WHAT THE EXERCISE ASKS
Below this line are records; write out exactly the lines from the one containing "Recreate this image" through the one containing "import plotly.graph_objects as go", with the pictures left out.

EXERCISE INPUT
######

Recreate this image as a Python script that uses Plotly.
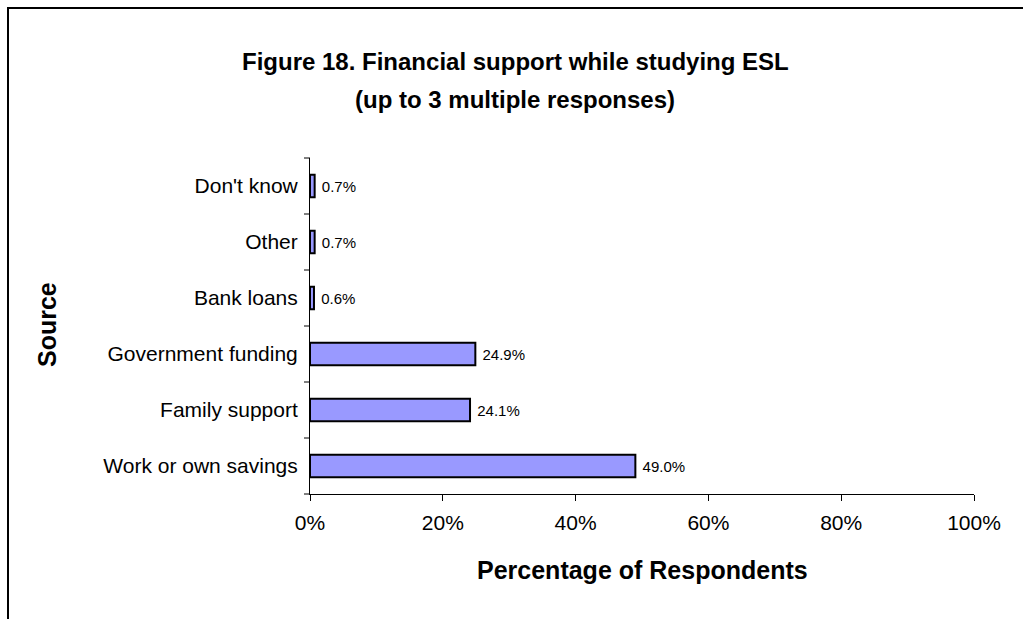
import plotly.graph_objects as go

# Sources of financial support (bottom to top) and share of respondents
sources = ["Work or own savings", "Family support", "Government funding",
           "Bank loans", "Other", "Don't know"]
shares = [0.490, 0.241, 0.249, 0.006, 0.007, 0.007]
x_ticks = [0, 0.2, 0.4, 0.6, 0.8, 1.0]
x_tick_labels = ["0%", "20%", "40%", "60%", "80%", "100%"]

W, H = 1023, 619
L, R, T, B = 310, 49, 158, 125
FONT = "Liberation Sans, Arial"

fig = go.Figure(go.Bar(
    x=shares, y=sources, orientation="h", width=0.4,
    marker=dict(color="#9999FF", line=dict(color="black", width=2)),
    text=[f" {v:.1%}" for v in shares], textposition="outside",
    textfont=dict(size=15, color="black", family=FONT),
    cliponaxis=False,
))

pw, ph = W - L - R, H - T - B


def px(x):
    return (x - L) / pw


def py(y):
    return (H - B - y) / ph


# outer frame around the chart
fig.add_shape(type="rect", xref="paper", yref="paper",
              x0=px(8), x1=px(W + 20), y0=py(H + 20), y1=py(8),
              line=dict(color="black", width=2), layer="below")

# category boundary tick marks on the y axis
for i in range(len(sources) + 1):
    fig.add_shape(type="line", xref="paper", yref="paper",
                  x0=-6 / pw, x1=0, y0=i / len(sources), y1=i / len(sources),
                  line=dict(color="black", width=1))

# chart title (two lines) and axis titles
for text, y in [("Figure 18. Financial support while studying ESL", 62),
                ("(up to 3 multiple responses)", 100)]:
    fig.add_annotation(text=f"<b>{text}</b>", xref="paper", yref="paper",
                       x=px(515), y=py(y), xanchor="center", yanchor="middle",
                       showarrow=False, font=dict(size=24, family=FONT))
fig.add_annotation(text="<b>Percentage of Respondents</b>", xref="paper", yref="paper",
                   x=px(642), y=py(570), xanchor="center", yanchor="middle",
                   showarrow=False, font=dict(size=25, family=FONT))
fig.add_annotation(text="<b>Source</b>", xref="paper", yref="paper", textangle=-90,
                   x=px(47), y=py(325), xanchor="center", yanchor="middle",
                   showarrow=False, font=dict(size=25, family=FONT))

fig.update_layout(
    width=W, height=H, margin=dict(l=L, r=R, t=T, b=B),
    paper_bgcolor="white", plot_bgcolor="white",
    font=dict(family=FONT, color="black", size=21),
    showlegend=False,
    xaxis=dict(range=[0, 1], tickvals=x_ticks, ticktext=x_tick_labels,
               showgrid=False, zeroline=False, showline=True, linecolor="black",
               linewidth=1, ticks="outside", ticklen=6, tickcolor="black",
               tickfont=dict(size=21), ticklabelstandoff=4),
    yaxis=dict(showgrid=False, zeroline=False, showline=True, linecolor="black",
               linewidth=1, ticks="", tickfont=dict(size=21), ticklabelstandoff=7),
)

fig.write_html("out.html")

######

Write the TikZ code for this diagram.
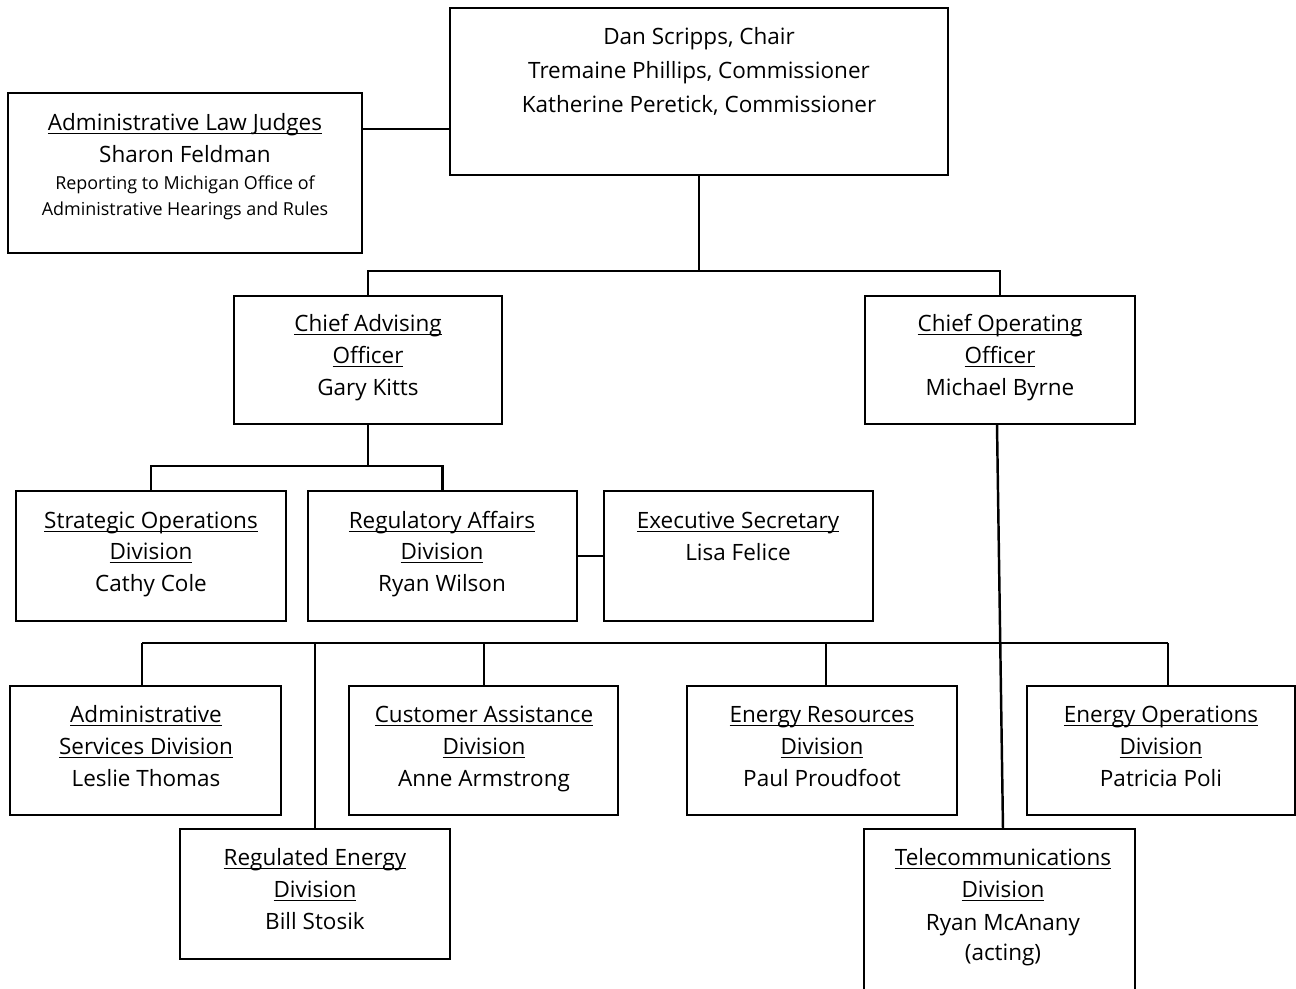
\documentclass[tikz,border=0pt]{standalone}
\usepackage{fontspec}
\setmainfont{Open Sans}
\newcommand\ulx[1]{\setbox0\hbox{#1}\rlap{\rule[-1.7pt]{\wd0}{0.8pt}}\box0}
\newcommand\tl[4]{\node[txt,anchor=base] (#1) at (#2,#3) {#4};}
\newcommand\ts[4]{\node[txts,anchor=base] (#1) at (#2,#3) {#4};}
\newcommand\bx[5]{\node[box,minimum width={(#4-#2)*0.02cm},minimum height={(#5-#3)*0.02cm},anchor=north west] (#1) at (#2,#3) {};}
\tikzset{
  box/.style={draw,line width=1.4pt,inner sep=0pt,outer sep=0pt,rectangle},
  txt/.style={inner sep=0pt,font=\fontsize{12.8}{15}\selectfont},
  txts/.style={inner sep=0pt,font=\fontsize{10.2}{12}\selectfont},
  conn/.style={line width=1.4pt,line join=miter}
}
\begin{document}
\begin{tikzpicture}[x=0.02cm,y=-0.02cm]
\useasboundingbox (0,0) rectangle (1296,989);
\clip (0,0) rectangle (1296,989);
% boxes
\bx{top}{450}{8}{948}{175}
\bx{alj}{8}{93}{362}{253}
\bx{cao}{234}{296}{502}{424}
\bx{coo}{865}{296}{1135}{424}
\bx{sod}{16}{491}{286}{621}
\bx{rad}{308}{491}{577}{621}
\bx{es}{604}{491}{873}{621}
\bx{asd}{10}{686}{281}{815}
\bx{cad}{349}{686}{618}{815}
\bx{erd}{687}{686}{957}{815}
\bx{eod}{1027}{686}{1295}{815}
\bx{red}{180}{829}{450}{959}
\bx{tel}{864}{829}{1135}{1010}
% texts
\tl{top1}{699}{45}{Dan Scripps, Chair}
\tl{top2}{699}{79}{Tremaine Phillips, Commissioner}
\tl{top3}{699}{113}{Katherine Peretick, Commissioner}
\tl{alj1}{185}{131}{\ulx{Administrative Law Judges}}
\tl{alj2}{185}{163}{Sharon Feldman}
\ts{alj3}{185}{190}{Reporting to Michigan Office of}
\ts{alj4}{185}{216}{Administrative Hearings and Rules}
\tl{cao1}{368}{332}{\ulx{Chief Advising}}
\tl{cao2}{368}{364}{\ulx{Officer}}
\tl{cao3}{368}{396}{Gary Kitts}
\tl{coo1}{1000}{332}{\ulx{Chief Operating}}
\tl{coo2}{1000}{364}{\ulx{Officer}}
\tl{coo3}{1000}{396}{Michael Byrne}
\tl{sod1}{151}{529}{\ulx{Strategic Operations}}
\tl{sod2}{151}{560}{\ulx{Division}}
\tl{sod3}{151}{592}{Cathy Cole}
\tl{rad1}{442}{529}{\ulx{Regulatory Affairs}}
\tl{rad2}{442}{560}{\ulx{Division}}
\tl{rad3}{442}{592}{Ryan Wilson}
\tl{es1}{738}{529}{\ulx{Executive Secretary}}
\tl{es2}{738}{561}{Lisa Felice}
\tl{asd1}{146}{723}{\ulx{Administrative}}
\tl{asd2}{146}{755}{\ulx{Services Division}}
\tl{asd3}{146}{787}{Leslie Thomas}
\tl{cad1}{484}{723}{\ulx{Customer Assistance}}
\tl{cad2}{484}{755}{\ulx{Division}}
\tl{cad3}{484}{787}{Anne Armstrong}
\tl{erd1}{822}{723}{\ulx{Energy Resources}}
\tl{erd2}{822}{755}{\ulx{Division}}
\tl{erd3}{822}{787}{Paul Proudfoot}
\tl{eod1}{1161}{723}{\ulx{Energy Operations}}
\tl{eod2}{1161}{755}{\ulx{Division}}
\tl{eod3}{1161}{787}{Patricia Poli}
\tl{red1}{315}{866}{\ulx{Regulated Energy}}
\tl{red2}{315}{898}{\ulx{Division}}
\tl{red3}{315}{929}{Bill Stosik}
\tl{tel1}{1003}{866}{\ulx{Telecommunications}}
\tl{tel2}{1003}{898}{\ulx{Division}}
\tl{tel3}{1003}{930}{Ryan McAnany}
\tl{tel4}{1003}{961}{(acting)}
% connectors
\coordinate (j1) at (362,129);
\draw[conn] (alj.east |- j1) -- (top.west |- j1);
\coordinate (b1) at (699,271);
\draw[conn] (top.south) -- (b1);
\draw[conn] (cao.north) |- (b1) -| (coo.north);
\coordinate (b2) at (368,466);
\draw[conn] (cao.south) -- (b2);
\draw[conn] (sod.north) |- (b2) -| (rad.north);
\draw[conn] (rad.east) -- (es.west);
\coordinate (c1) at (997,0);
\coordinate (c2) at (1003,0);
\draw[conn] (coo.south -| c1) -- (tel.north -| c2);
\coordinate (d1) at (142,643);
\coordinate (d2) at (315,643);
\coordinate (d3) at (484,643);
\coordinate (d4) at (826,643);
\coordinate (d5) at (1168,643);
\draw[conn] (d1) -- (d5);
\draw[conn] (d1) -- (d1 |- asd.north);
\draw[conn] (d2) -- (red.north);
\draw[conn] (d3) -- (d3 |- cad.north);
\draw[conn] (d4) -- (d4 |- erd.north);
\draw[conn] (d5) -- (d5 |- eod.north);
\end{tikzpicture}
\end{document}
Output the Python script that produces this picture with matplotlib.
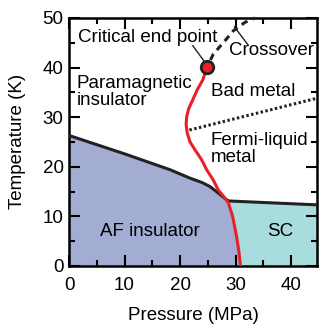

######

COMPLETE RESPONSE
Recreate this image as a Python script that uses Plotly.
import plotly.graph_objects as go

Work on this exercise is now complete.